◆ THE EXERCISE: Count how many lines mention the word "React". Write that number alone.

◆ PROVIDED DATA:

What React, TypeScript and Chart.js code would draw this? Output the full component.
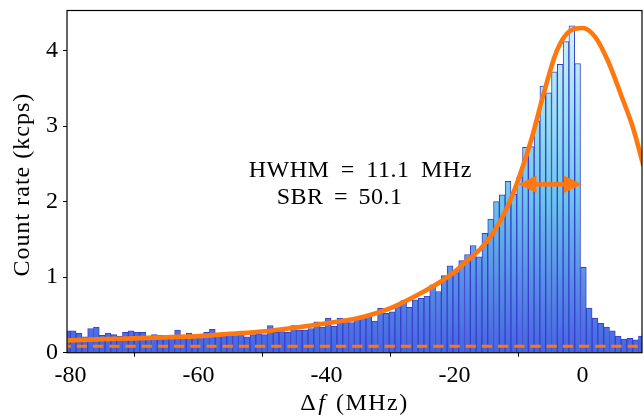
import React, { useEffect, useRef } from "react";
import { Chart, registerables } from "chart.js";

Chart.register(...registerables);

// ---- data ----
const BIN_START = -80.944; // MHz, left edge of first histogram bin
const BIN_WIDTH = 0.906; // MHz
const COUNT_RATE = [
  0.29, 0.29, 0.26, 0.21, 0.32, 0.34, 0.23, 0.26, 0.24, 0.22,
  0.27, 0.29, 0.27, 0.27, 0.22, 0.24, 0.23, 0.22, 0.22, 0.30,
  0.23, 0.26, 0.24, 0.21, 0.27, 0.31, 0.25, 0.25, 0.25, 0.25,
  0.24, 0.21, 0.24, 0.25, 0.24, 0.36, 0.27, 0.28, 0.27, 0.36,
  0.30, 0.30, 0.32, 0.41, 0.34, 0.46, 0.35, 0.46, 0.45, 0.40,
  0.46, 0.48, 0.50, 0.42, 0.59, 0.52, 0.54, 0.61, 0.69, 0.60,
  0.70, 0.72, 0.75, 0.90, 0.81, 1.02, 1.15, 1.06, 1.22, 1.30,
  1.42, 1.27, 1.58, 1.77, 2.00, 2.09, 2.27, 2.10, 2.33, 2.72,
  2.73, 3.07, 3.53, 3.44, 3.72, 3.82, 4.12, 4.33, 3.83, 1.13,
  0.59, 0.46, 0.39, 0.34, 0.29, 0.22, 0.18, 0.19, 0.17, 0.22,
];

const FIT_X = [-81, -75, -70, -65, -60, -55, -50, -45, -40, -35, -30, -25, -22, -20, -18, -16, -14, -12, -10, -8, -6, -4, -2, 0, 2, 4, 6, 8, 9.5];
const FIT_Y = [0.16, 0.18, 0.19, 0.205, 0.22, 0.25, 0.28, 0.33, 0.39, 0.46, 0.59, 0.8, 0.95, 1.07, 1.22, 1.37, 1.58, 1.88, 2.3, 2.82, 3.45, 4.0, 4.26, 4.3, 4.18, 3.86, 3.42, 2.95, 2.48];

const BACKGROUND_LEVEL = 0.085;

const X_TICKS = [-80, -60, -40, -20, 0];
const Y_TICKS = [0, 1, 2, 3, 4];
const X_MIN = -80.55;
const X_MAX = 9.3;
const Y_MIN = 0;
const Y_MAX = 4.532;

const ARROW_FROM = -10.0;
const ARROW_TO = -0.1;
const ARROW_LEVEL = 2.23;

const ANNOTATION_LINES = ["HWHM = 11.1 MHz", "SBR = 50.1"];
const ANNOTATION_X = [-52.16, -47.78];
const ANNOTATION_Y = [2.323, 1.97];

const X_TITLE = ["\u0394", "f", " (MHz)"];
const Y_TITLE = "Count rate (kcps)";

// ---- styles ----
const FONT = '"Liberation Serif", "Times New Roman", serif';
const ORANGE = "#ff770f";
const EDGE = "rgb(55, 62, 205)";
const W = 644;
const H = 417;

function barGradient(chart: any) {
  const y = chart.scales.y;
  const g = chart.ctx.createLinearGradient(0, y.getPixelForValue(0), 0, y.getPixelForValue(4.4));
  g.addColorStop(0, "rgb(70, 100, 225)");
  g.addColorStop(0.2, "rgb(85, 140, 230)");
  g.addColorStop(0.45, "rgb(105, 195, 235)");
  g.addColorStop(0.7, "rgb(150, 222, 242)");
  g.addColorStop(1, "rgb(212, 244, 251)");
  return g;
}

function drawSpaced(ctx: CanvasRenderingContext2D, text: string, x: number, y: number, extra: number) {
  const words = text.split(" ");
  const sp = ctx.measureText(" ").width + extra;
  let cx = x;
  words.forEach((w) => {
    ctx.fillText(w, cx, y);
    cx += ctx.measureText(w).width + sp;
  });
}

const overlayPlugin = {
  id: "overlay",
  afterDatasetsDraw(chart: any) {
    const { ctx, scales } = chart;
    const x = scales.x;
    const y = scales.y;
    const xa = x.getPixelForValue(ARROW_FROM);
    const xb = x.getPixelForValue(ARROW_TO);
    const ya = y.getPixelForValue(ARROW_LEVEL);
    const head = 18;
    const half = 8.8;
    ctx.save();
    ctx.strokeStyle = ORANGE;
    ctx.fillStyle = ORANGE;
    ctx.lineWidth = 4.5;
    ctx.beginPath();
    ctx.moveTo(xa + head - 2, ya);
    ctx.lineTo(xb - head + 2, ya);
    ctx.stroke();
    ctx.beginPath();
    ctx.moveTo(xa, ya);
    ctx.lineTo(xa + head, ya - half);
    ctx.lineTo(xa + head, ya + half);
    ctx.closePath();
    ctx.fill();
    ctx.beginPath();
    ctx.moveTo(xb, ya);
    ctx.lineTo(xb - head, ya - half);
    ctx.lineTo(xb - head, ya + half);
    ctx.closePath();
    ctx.fill();
    ctx.restore();
  },
  afterDraw(chart: any) {
    const { ctx, chartArea: a, scales } = chart;
    const x = scales.x;
    const y = scales.y;
    ctx.save();
    // frame
    ctx.strokeStyle = "#000";
    ctx.lineWidth = 1.2;
    ctx.strokeRect(a.left, a.top, a.right - a.left, a.bottom - a.top);

    // annotation
    ctx.fillStyle = "#000";
    ctx.font = `24px ${FONT}`;
    ctx.textBaseline = "alphabetic";
    ctx.textAlign = "left";
    (ctx as any).letterSpacing = "0.5px";
    drawSpaced(ctx, ANNOTATION_LINES[0], x.getPixelForValue(ANNOTATION_X[0]), y.getPixelForValue(ANNOTATION_Y[0]), 5);
    drawSpaced(ctx, ANNOTATION_LINES[1], x.getPixelForValue(ANNOTATION_X[1]), y.getPixelForValue(ANNOTATION_Y[1]), 4);

    // x title with italic f
    (ctx as any).letterSpacing = "1.5px";
    ctx.textBaseline = "middle";
    const normal = `24px ${FONT}`;
    const italic = `italic 24px ${FONT}`;
    ctx.font = normal;
    const w0 = ctx.measureText(X_TITLE[0]).width;
    const w2 = ctx.measureText(X_TITLE[2]).width;
    ctx.font = italic;
    const w1 = ctx.measureText(X_TITLE[1]).width + 3;
    const total = w0 + w1 + w2;
    let cx = (a.left + a.right) / 2 - total / 2;
    const ty = 404;
    ctx.font = normal;
    ctx.fillText(X_TITLE[0], cx, ty);
    cx += w0;
    ctx.font = italic;
    ctx.fillText(X_TITLE[1], cx + 1, ty);
    cx += w1;
    ctx.font = normal;
    ctx.fillText(X_TITLE[2], cx, ty);

    // y title
    (ctx as any).letterSpacing = "1px";
    ctx.translate(23, (a.top + a.bottom) / 2 + 3);
    ctx.rotate(-Math.PI / 2);
    ctx.textAlign = "center";
    ctx.fillText(Y_TITLE, 0, 0);
    ctx.restore();
  },
};

export default function App() {
  const ref = useRef<HTMLCanvasElement | null>(null);

  useEffect(() => {
    if (!ref.current) return;
    const bars = COUNT_RATE.map((v, i) => ({ x: BIN_START + BIN_WIDTH * (i + 0.5), y: v }));
    const fit = FIT_X.map((xv, i) => ({ x: xv, y: FIT_Y[i] }));
    const base = [
      { x: X_MIN - 1, y: BACKGROUND_LEVEL },
      { x: X_MAX + 1, y: BACKGROUND_LEVEL },
    ];
    const chart = new Chart(ref.current, {
      type: "bar",
      data: {
        datasets: [
          {
            type: "line",
            data: base,
            borderColor: ORANGE,
            borderWidth: 3,
            borderDash: [10.3, 5.9],
            pointRadius: 0,
            fill: false,
            order: 0,
          } as any,
          {
            type: "line",
            data: fit,
            borderColor: ORANGE,
            borderWidth: 4.6,
            pointRadius: 0,
            fill: false,
            cubicInterpolationMode: "monotone",
            order: 1,
          } as any,
          {
            type: "bar",
            data: bars,
            backgroundColor: (c: any) => {
              if (!c.chart.chartArea) return "rgb(70,100,225)";
              return barGradient(c.chart);
            },
            borderColor: EDGE,
            borderWidth: 1,
            barPercentage: 1,
            categoryPercentage: 1,
            grouped: false,
            order: 2,
          } as any,
        ],
      },
      options: {
        animation: false,
        responsive: false,
        events: [],
        layout: { padding: { top: 10.5, right: 2, left: 0, bottom: 0 } },
        plugins: { legend: { display: false }, tooltip: { enabled: false } },
        scales: {
          x: {
            type: "linear",
            min: X_MIN,
            max: X_MAX,
            offset: false,
            afterBuildTicks: (s: any) => {
              s.ticks = X_TICKS.map((v) => ({ value: v }));
            },
            afterFit: (s: any) => {
              s.height = H - 352.7;
              s.paddingLeft = 0;
              s.paddingRight = 0;
              s.paddingTop = 0;
              s.paddingBottom = 0;
            },
            grid: { drawOnChartArea: false, drawTicks: true, tickLength: 4, color: "#000", tickWidth: 1 },
            border: { display: false },
            ticks: {
              font: { family: FONT, size: 24 },
              color: "#000",
              padding: 5,
              maxRotation: 0,
              autoSkip: false,
              callback: (v: any) => String(v),
            },
          },
          y: {
            type: "linear",
            min: Y_MIN,
            max: Y_MAX,
            afterBuildTicks: (s: any) => {
              s.ticks = Y_TICKS.map((v) => ({ value: v }));
            },
            afterFit: (s: any) => {
              s.width = 67;
              s.paddingLeft = 0;
              s.paddingRight = 0;
              s.paddingTop = 0;
              s.paddingBottom = 0;
            },
            grid: { drawOnChartArea: false, drawTicks: true, tickLength: 4, color: "#000", tickWidth: 1 },
            border: { display: false },
            ticks: {
              font: { family: FONT, size: 24 },
              color: "#000",
              padding: 5,
              autoSkip: false,
              callback: (v: any) => String(v),
            },
          },
        },
      } as any,
      plugins: [overlayPlugin],
    });
    return () => chart.destroy();
  }, []);

  return (
    <div style={{ position: "fixed", left: 0, top: 0, width: W, height: H, background: "#fff" }}>
      <canvas ref={ref} width={W} height={H} style={{ width: W, height: H, display: "block" }} />
    </div>
  );
}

◆ TASK OUTPUT: 2